All of the separate bits of equipment here could be found on a larger scale somewhere else.
Swinburne’s genius is to bring them together: not just from drawing board to delivery, but from concept to clean-up.
In one location, we can visualise, design, prototype, fabricate and then recycle the materials.
It is a hothouse for new products and processes – as well as the people who make them.
And it reminds me that our Vice-Chancellors and senior academic leaders are some of the most enterprising people in the country.
- They are great optimists.
- They are relentless optimisers.
- And I mean this nicely: they are inveterate opportunists.
I’m in favour of all three.
Re-setting the incentives
To the extent that I have my gripes… they stem from the very rational responses of very capable leaders to very unhelpful incentives.
Let me offer two examples.
Classic example 1: lowering the bar for maths pre-requisites
As of August 2015:
In Science:
- Only 11% of Australian universities require at least intermediate level maths
- 12 of the 38 institutions offering the degree do not have any formal maths requirement at all!
- Swinburne splits the difference: any level mathematics is sufficient for entry to science.
In Engineering:
- Only 56% of universities require at least intermediate level mathematics (and I am pleased to report that Swinburne is one of them).
- 1 university (Murdoch University) does not include mathematics at any level for its course entry requirements.
And the second classic example: the stubbornness of gender imbalance
As we know, the underrepresentation of women in senior academic leadership roles is an enduring problem across the world.
But correct the incentive structures, and we put the opportunistic instincts to work – to typically impressive effect!
We see universities clamouring for admission to the Athena SWAN Australian pilot!
The Athena SWAN Charter is an evaluation and accreditation framework that has been operating in the UK for 10 years
Participants can seek accreditation at Bronze, Silver or Gold level, based on demonstrated improvements in gender equity.
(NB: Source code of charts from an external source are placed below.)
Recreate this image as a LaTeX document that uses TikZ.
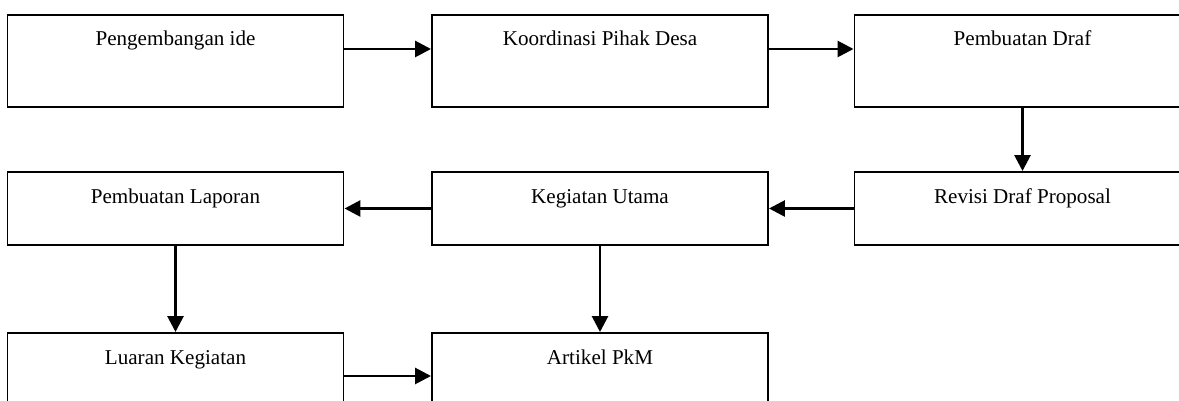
\documentclass[tikz,border=0pt]{standalone}
\usepackage{fontspec}
\setmainfont{Liberation Serif}
\usetikzlibrary{arrows.meta}

\begin{document}
\begin{tikzpicture}[
    font=\fontsize{15}{18}\selectfont,
    box/.style={draw,line width=1.4pt,minimum width=8.4cm,inner xsep=0pt,inner ysep=0pt},
    tallbox/.style={box,text height=0.775cm,text depth=1.525cm},
    midbox/.style={box,text height=0.8cm,text depth=1.025cm},
    lowbox/.style={box,text height=0.8cm,text depth=1.35cm},
    arr/.style={line width=2pt,-{Triangle[length=0.4cm,width=0.4cm]}}]
  \useasboundingbox (0,0) rectangle (29.475,10.025);
  \clip (0,0) rectangle (29.475,10.025);
  % First row
  \node[tallbox] (ide)  at (4.3875,8.5)  {Pengembangan ide};
  \node[tallbox] (desa) at (15,8.5)      {Koordinasi Pihak Desa};
  \node[tallbox] (draf) at (25.5625,8.5) {Pembuatan Draf};
  % Second row
  \node[midbox]  (lap)  at (4.3875,4.8125)  {Pembuatan Laporan};
  \node[midbox]  (keg)  at (15,4.8125)      {Kegiatan Utama};
  \node[midbox]  (rev)  at (25.5625,4.8125) {Revisi Draf Proposal};
  % Third row
  \node[lowbox]  (luar) at (4.3875,0.625) {Luaran Kegiatan};
  \node[lowbox]  (art)  at (15,0.625)     {Artikel PkM};
  % Arrows
  \draw[arr] ([yshift=.3cm]ide.east) -- ([yshift=.3cm]desa.west);
  \draw[arr] ([yshift=.3cm]desa.east) -- ([yshift=.3cm]draf.west);
  \draw[arr] (draf) -- (rev);
  \draw[arr] (rev) -- (keg);
  \draw[arr] (keg) -- (lap);
  \draw[arr] (lap) -- (luar);
  \draw[arr] (keg) -- (art);
  \draw[arr] (luar) -- (art);
\end{tikzpicture}
\end{document}
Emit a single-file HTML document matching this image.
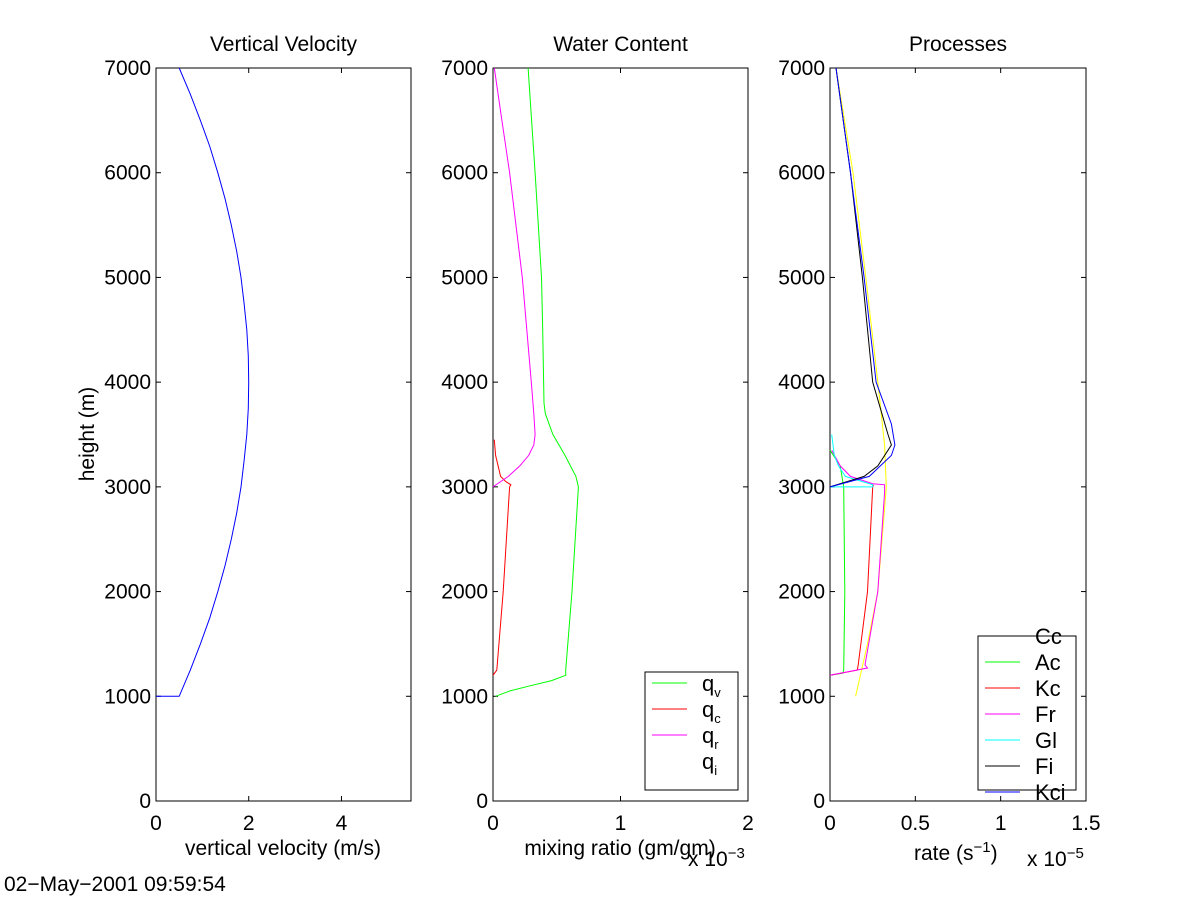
<!DOCTYPE html>
<html><head><meta charset="utf-8"><style>
body{margin:0;background:#fff;}
svg{display:block;font-family:"Liberation Sans",Arial,sans-serif;}
</style></head><body>
<svg id="fig" width="1201" height="901" xmlns="http://www.w3.org/2000/svg">
<rect width="1201" height="901" fill="#fff"/>
</svg>
<script>
// ---- data ----
const heightTicks=[0,1000,2000,3000,4000,5000,6000,7000];
const velZ=[1000,1000,1250,1500,1750,2000,2250,2500,2750,3000,3250,3500,3750,4000,4250,4500,4750,5000,5250,5500,5750,6000,6250,6500,6750,7000];
const velW=[0,0.5,0.74,0.958,1.16,1.333,1.49,1.625,1.74,1.833,1.90,1.958,1.99,2,1.99,1.958,1.90,1.833,1.74,1.625,1.49,1.333,1.16,0.958,0.74,0.5];
const qvZ=[1000,1050,1100,1150,1200,1250,2000,3000,3100,3300,3500,3700,3800,4500,5000,6000,7000];
const qvV=[0.02,0.13,0.29,0.46,0.57,0.57,0.62,0.67,0.65,0.565,0.47,0.41,0.40,0.39,0.38,0.33,0.275];
const qcZ=[1200,1250,2000,3000,3020,3050,3100,3300,3450];
const qcV=[0.0,0.03,0.08,0.13,0.14,0.1,0.06,0.02,0.01];
const qrZ=[3000,3100,3200,3300,3400,3500,3700,4000,5000,6000,6500,7000];
const qrV=[0,0.12,0.21,0.28,0.32,0.33,0.32,0.3,0.23,0.13,0.07,0.01];
const ccZ=[1000,1500,2000,3000,3400,4000,5000,6000,7000];
const ccV=[0.15,0.22,0.28,0.33,0.32,0.28,0.21,0.135,0.035];
const acZ=[1200,1220,1250,2000,3000,3050,3200,3300,3350];
const acV=[0,0.075,0.08,0.087,0.08,0.075,0.06,0.02,0];
const kcZ=[1200,1250,1300,2000,3000,3020];
const kcV=[0,0.16,0.165,0.22,0.25,0.255];
const frZ=[1200,1270,1300,2000,2950,3020,3030,3100,3200,3350];
const frV=[0,0.22,0.205,0.28,0.32,0.32,0.25,0.12,0.06,0.01];
const glZ=[3000,3000,3020,3100,3200,3300,3500];
const glV=[0,0.25,0.25,0.09,0.05,0.025,0.01];
const fiZ=[3000,3100,3200,3400,3500,4000,5000,6000,7000];
const fiV=[0,0.2,0.28,0.36,0.34,0.25,0.19,0.12,0.035];
const kciZ=[3000,3100,3300,3400,3600,4000,5000,6000,7000];
const kciV=[0,0.23,0.36,0.38,0.36,0.27,0.2,0.12,0.035];

const NS="http://www.w3.org/2000/svg";
const FS=21;
const svg=document.getElementById('fig');
function el(tag,attrs,parent){const e=document.createElementNS(NS,tag);for(const k in attrs)e.setAttribute(k,attrs[k]);(parent||svg).appendChild(e);return e;}
function txt(s,x,y,anchor,parent){const t=el('text',{x:x,y:y,'font-size':FS,'text-anchor':anchor||'start',fill:'#000'},parent);t.textContent=s;return t;}
const Y0=801,Y1=68;
const ys=z=>Y0-(z/7000)*(Y0-Y1);

function panel(name,x0,x1,xmax,xticks,xlabels,title){
  const g=el('g',{});
  
  
  const xs=v=>x0+(v/xmax)*(x1-x0);
  el('rect',{x:x0,y:Y1,width:x1-x0,height:Y0-Y1,fill:'none',stroke:'#000','stroke-width':1},g);
  heightTicks.forEach(t=>{const y=ys(t);
    el('line',{x1:x0,x2:x0+5,y1:y,y2:y,stroke:'#000'},g);
    el('line',{x1:x1-5,x2:x1,y1:y,y2:y,stroke:'#000'},g);
    const l=txt(String(t),x0-5,y+7,'end',g);
    
    
  });
  xticks.forEach((t,i)=>{const x=xs(t);
    el('line',{x1:x,x2:x,y1:Y0,y2:Y0-5,stroke:'#000'},g);
    el('line',{x1:x,x2:x,y1:Y1,y2:Y1+5,stroke:'#000'},g);
    const l=txt(xlabels[i],x,Y0+29,'middle',g);
    
    
  });
  const tt=txt(title,(x0+x1)/2,51,'middle',g);
  
  
  return {g,xs};
}
function line(p,vals,zs,color,name){
  const pts=vals.map((v,i)=>p.xs(v).toFixed(1)+','+ys(zs[i]).toFixed(1)).join(' ');
  const pl=el('polyline',{points:pts,fill:'none',stroke:color,'stroke-width':1},p.g);
  
  
}

// Panel 1
const p1=panel('velocity-panel',156,411,5.5,[0,2,4],['0','2','4'],'Vertical Velocity');
line(p1,velW,velZ,'#0000ff','velocity-line');
let t=txt('vertical velocity (m/s)',283,855,'middle',p1.g);

t=txt('height (m)',0,0,'middle',p1.g);t.setAttribute('transform','translate(94,434) rotate(-90)');


// Panel 2
const p2=panel('water-content-panel',493,748,2,[0,1,2],['0','1','2'],'Water Content');
line(p2,qvV,qvZ,'#00ff00','qv-line');
line(p2,qcV,qcZ,'#ff0000','qc-line');
line(p2,qrV,qrZ,'#ff00ff','qr-line');
t=txt('mixing ratio (gm/gm)',620,855,'middle',p2.g);

t=el('text',{x:688,y:866,'font-size':FS},p2.g);t.innerHTML='x 10<tspan dy="-8" font-size="15">−3</tspan>';


// Panel 3
const p3=panel('processes-panel',830,1086,1.5,[0,0.5,1,1.5],['0','0.5','1','1.5'],'Processes');
line(p3,ccV,ccZ,'#ffff00','cc-line');
line(p3,acV,acZ,'#00ff00','ac-line');
line(p3,kcV,kcZ,'#ff0000','kc-line');
line(p3,frV,frZ,'#ff00ff','fr-line');
line(p3,glV,glZ,'#00ffff','gl-line');
line(p3,fiV,fiZ,'#000000','fi-line');
line(p3,kciV,kciZ,'#0000ff','kci-line');
t=el('text',{x:914,y:860,'font-size':FS},p3.g);t.innerHTML='rate (s<tspan dy="-8" font-size="15">−1</tspan><tspan dy="8">)</tspan>';

t=el('text',{x:1027,y:866,'font-size':FS},p3.g);t.innerHTML='x 10<tspan dy="-8" font-size="15">−5</tspan>';


// Legends
function legend(name,x,y,w,h,entries,startY,step){
  const g=el('g',{});
  
  
  el('rect',{x:x,y:y,width:w,height:h,fill:'#fff',stroke:'#000'},g);
  entries.forEach((e,i)=>{const yy=startY+i*step;
    if(e[1])el('line',{x1:x+7,x2:x+42,y1:yy,y2:yy,stroke:e[1]},g);
    const tx=el('text',{x:x+57,y:yy+8,'font-size':22},g);
    tx.innerHTML=e[0];
    
    
  });
}
legend('water-legend',645,672,93,118,[['q<tspan dy="6" font-size="13">v</tspan>','#00ff00'],['q<tspan dy="6" font-size="13">c</tspan>','#ff0000'],['q<tspan dy="6" font-size="13">r</tspan>','#ff00ff'],['q<tspan dy="6" font-size="13">i</tspan>',null]],683,26);
legend('process-legend',978,636,98,154,[['Cc',null],['Ac','#00ff00'],['Kc','#ff0000'],['Fr','#ff00ff'],['Gl','#00ffff'],['Fi','#000000'],['Kci','#0000ff']],636,26);

t=txt('02−May−2001 09:59:54',4,891,'start');

</script>
</body></html>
The Athena SWAN charter was brought to Australia last year by the Academy of Science and the Academy of Technology and Engineering.
There are 32 founding Australian Charter members, including 25 universities (half the university sector), each of them paying significant amounts for the privilege of being in the pilot program.
And by tackling this problem at universities – the engines of social change – we’ll set the pace for the rest of the nation.
So my job is not to present you with the game-plan for this University – but to help the Government to re-set the game.
How can a win for Swinburne be a win for the country, every time?
I won’t say there has never been a better time, but I will say that the opportunities of: a new Minister, a newly re-elected government, and an upcoming Commonwealth Science Council meeting are too good to ignore.
So I am finalising my own plans for the next three years, with every expectation that much can be achieved.
My plans include:
1) This year’s priority: the Research Infrastructure Roadmap.
2) Supporting the ARC in the development of impact measures.
3) Working with the sector to scale up the provision of work-integrated learning.
A model that I am keen to pursue is the French CIFRE program:
- 10% of French PhD student undertake their project as an employee of the company, whilst maintaining links to academic supervisor
- Students sign a 3 year full time work contract with a good salary (minimum 28,000 Euro in 2012)
- Established 1981, more than 20,000 participants to date
- Run by the French Ministry of Higher Education and Research
Conclusion and challenge
There is opportunity writ large here for a university like Swinburne. I welcome your contribution.
And I hope we’ll tackle the task of re-invention with a bit more enthusiasm than the journalists have thus far.
After all, we survived the winter of 72,000 BC.
We’ve now got three times as many students enrolled at this university alone, than the entire human population post-apocalypse.
If it ever gets that bad again, I’ll agree we have a right to complain.
But in justice to our ancestors, and in fairness to our descendants – I say no excuses for inertia in 2016.
There’s a much better future on the factory floor today.